■ AIM
Copy each line of the material below that includes the string "matplotlib".

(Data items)
┌──

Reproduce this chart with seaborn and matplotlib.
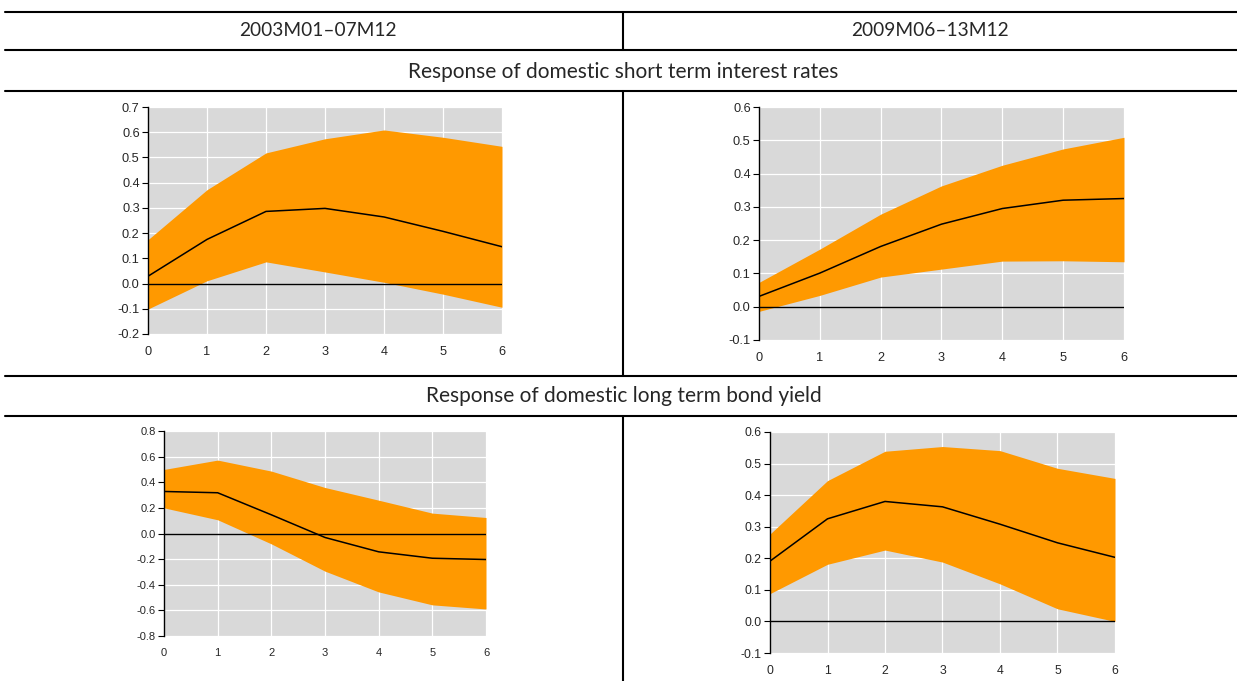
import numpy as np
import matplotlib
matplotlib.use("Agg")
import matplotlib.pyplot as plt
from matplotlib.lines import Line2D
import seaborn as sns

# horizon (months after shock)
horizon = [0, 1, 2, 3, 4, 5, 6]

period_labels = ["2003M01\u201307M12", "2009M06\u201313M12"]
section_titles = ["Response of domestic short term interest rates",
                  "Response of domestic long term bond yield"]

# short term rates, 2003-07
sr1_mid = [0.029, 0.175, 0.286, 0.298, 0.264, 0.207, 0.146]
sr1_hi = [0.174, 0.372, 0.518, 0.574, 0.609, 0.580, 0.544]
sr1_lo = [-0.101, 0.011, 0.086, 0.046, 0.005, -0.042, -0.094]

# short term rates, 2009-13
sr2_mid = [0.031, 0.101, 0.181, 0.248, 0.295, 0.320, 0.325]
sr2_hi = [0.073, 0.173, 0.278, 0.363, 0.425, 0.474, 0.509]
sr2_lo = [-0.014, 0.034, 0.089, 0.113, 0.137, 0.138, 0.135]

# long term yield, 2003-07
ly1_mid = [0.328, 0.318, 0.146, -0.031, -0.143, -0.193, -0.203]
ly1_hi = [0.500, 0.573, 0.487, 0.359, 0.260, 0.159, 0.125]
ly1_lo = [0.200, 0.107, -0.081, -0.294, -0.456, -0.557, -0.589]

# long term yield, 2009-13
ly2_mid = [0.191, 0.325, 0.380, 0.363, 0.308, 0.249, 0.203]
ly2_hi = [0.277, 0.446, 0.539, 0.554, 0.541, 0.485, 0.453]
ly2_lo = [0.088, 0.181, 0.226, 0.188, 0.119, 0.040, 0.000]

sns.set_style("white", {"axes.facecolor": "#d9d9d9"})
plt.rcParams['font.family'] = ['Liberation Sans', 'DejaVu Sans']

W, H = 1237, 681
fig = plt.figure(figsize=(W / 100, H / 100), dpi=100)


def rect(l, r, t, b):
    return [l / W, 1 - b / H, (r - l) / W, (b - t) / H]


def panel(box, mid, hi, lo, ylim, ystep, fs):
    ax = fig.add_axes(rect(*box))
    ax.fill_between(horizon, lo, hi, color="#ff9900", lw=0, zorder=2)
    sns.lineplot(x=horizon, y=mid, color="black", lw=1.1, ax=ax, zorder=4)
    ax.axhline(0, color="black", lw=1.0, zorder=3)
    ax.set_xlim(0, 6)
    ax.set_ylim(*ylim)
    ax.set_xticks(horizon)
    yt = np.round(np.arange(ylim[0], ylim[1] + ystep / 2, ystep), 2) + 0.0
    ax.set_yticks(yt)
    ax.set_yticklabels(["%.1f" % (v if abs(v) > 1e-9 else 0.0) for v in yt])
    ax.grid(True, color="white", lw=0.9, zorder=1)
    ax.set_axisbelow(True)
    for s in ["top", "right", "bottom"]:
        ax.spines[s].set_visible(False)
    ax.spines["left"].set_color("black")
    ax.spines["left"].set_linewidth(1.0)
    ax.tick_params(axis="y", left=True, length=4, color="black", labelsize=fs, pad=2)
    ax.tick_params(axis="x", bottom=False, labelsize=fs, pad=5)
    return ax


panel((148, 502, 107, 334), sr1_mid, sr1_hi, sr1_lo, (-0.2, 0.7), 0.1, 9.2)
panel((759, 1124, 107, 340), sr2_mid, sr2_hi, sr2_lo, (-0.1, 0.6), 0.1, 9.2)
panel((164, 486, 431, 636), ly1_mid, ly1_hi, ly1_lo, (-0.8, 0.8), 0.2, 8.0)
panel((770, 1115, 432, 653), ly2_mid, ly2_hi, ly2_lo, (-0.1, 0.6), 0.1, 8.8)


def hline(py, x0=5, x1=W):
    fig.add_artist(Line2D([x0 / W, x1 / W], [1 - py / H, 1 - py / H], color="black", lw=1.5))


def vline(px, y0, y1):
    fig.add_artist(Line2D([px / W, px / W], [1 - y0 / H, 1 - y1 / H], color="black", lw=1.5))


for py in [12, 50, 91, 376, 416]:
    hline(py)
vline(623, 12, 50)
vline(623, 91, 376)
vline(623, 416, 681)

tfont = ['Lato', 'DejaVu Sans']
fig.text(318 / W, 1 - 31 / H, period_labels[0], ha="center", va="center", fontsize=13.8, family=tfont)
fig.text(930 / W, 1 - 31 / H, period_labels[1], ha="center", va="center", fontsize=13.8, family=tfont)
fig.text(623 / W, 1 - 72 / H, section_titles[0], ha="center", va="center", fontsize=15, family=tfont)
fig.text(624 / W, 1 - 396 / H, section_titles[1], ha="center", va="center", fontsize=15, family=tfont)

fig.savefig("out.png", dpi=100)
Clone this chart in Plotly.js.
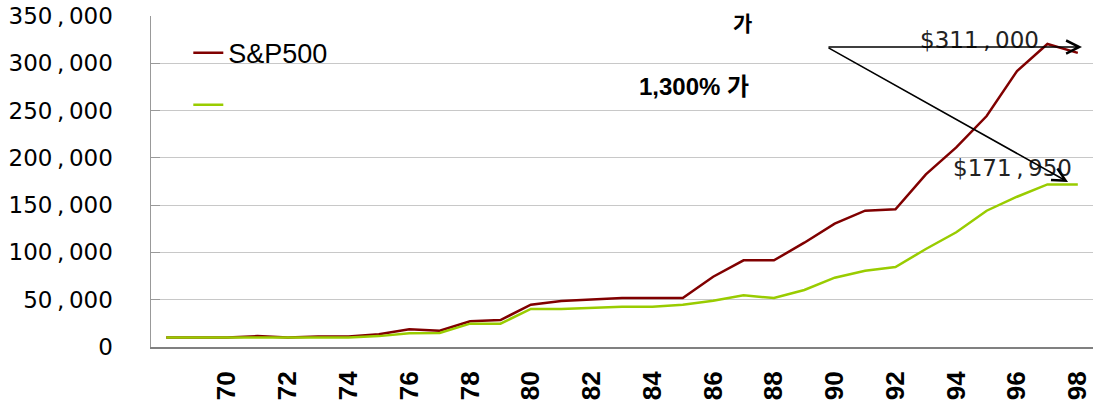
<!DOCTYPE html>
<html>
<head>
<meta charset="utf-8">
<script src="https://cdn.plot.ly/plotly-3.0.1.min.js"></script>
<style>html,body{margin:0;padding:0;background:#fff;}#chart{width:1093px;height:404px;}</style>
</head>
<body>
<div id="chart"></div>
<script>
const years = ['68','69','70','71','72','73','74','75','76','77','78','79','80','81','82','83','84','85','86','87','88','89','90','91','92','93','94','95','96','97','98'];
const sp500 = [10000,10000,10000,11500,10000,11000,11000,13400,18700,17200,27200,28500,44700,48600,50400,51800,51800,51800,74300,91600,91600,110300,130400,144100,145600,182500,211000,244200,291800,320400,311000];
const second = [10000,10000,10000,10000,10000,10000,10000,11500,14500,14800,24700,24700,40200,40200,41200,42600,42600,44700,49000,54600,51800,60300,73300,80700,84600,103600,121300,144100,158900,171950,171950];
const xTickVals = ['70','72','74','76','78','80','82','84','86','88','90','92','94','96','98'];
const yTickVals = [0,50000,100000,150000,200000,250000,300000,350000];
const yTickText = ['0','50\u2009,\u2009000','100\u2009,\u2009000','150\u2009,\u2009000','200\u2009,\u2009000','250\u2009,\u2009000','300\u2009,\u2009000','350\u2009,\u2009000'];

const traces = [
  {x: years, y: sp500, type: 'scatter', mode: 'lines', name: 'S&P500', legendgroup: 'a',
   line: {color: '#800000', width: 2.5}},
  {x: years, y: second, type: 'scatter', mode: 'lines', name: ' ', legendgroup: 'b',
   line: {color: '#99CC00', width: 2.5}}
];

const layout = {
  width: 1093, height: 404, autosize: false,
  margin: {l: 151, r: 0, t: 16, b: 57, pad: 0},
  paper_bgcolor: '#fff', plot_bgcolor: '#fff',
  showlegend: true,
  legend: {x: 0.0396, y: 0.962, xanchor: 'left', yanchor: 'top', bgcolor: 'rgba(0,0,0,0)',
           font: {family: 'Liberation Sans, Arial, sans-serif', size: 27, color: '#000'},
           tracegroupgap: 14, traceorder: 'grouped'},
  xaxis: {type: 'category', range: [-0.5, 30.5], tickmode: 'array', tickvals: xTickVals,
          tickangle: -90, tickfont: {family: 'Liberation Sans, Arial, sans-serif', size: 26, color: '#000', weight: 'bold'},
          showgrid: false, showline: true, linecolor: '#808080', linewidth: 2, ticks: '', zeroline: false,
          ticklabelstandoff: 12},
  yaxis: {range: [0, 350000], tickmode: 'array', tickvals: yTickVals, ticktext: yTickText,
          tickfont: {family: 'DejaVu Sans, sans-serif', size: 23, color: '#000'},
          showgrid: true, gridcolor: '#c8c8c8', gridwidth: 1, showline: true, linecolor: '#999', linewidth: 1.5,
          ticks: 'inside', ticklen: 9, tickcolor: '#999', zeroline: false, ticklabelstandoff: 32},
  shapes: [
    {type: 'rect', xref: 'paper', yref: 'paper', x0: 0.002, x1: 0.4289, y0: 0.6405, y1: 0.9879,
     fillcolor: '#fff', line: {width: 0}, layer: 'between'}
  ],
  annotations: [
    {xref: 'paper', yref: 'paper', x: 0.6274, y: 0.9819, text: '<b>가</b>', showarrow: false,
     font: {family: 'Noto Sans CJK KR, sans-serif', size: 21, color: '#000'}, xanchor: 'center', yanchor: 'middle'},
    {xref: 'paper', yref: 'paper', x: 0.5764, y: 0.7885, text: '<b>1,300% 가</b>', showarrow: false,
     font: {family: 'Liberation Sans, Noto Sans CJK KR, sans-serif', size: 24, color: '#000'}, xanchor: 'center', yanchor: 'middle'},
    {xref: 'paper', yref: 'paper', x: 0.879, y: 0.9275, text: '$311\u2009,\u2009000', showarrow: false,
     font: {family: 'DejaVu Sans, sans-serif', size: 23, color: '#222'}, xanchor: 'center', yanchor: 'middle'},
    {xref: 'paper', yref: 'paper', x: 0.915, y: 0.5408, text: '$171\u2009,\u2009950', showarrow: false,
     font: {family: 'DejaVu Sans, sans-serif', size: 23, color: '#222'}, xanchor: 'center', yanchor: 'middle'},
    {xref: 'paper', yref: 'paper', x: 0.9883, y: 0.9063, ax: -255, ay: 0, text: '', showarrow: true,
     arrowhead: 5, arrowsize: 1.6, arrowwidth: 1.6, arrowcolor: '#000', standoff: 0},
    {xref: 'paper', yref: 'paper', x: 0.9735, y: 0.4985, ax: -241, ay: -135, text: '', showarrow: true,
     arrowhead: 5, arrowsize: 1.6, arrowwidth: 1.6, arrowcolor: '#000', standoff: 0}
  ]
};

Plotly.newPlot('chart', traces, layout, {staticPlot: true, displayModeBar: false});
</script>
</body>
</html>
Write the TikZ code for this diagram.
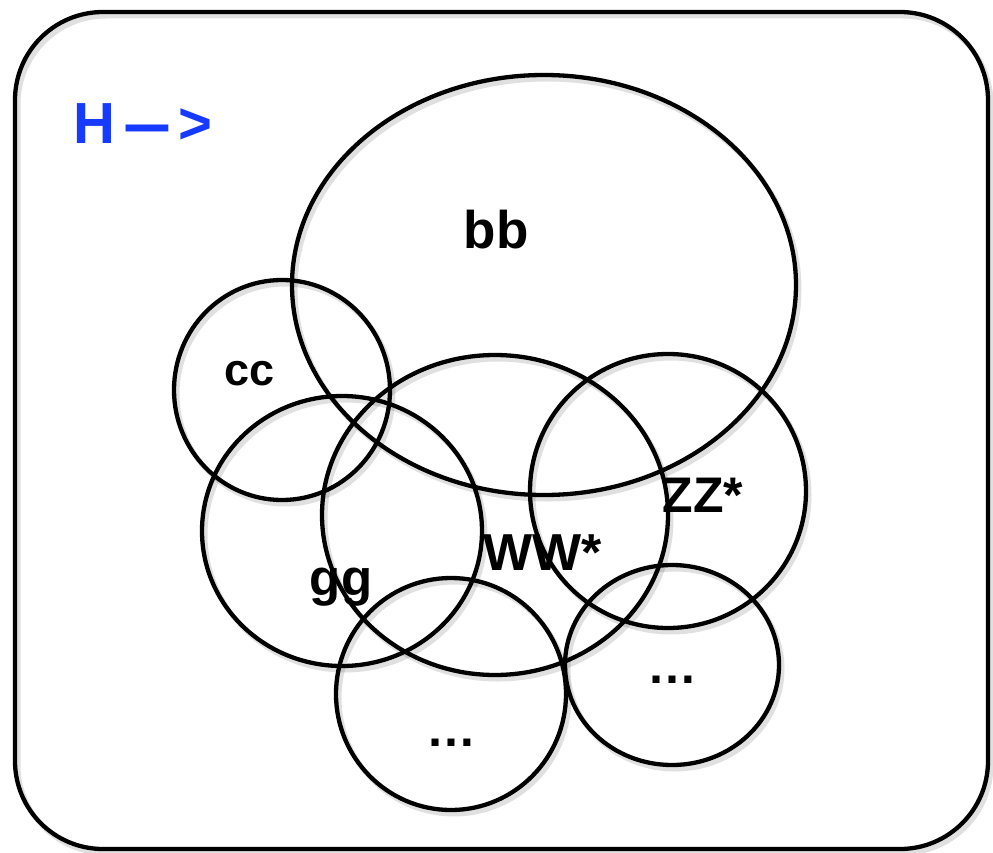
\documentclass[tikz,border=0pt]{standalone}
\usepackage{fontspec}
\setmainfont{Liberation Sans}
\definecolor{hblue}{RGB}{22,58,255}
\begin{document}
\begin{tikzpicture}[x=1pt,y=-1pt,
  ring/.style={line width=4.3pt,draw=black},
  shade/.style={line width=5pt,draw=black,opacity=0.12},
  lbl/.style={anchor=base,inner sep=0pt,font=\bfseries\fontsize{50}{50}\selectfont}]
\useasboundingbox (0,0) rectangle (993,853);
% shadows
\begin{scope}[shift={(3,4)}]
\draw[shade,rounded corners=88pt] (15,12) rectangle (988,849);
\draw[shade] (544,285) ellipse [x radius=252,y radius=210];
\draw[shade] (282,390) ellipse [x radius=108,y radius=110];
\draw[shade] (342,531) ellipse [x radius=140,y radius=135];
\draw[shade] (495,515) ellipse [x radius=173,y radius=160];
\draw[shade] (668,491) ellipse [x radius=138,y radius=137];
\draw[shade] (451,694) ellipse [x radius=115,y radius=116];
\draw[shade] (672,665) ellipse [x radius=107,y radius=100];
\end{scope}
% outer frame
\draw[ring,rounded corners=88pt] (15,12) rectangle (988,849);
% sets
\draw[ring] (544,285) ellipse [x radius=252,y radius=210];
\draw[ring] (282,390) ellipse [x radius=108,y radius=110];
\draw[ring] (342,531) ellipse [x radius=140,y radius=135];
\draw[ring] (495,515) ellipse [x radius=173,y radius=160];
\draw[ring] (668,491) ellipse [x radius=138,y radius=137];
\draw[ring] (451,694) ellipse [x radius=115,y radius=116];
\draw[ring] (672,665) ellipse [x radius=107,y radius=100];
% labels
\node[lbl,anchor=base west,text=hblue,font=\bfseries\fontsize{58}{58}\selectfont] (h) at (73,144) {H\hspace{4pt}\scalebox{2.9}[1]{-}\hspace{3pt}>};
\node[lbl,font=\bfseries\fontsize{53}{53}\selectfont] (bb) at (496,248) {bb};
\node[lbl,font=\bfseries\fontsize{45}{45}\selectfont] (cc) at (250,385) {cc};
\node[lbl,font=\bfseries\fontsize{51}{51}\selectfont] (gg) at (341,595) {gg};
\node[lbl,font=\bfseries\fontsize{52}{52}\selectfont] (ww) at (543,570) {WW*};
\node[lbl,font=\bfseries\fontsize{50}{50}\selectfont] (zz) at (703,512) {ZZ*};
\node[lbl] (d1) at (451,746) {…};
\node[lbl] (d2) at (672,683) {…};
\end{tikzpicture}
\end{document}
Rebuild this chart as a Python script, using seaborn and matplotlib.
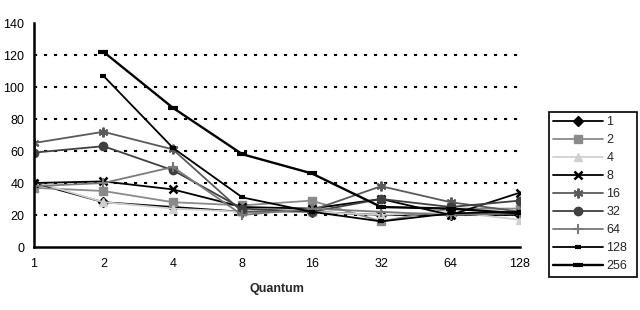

└──

■ EXERCISE RESULT
Reproduce this chart with seaborn and matplotlib.
import matplotlib
matplotlib.use("Agg")
import matplotlib.pyplot as plt
from matplotlib.lines import Line2D
Rebuild this chart as a Python script, using seaborn and matplotlib.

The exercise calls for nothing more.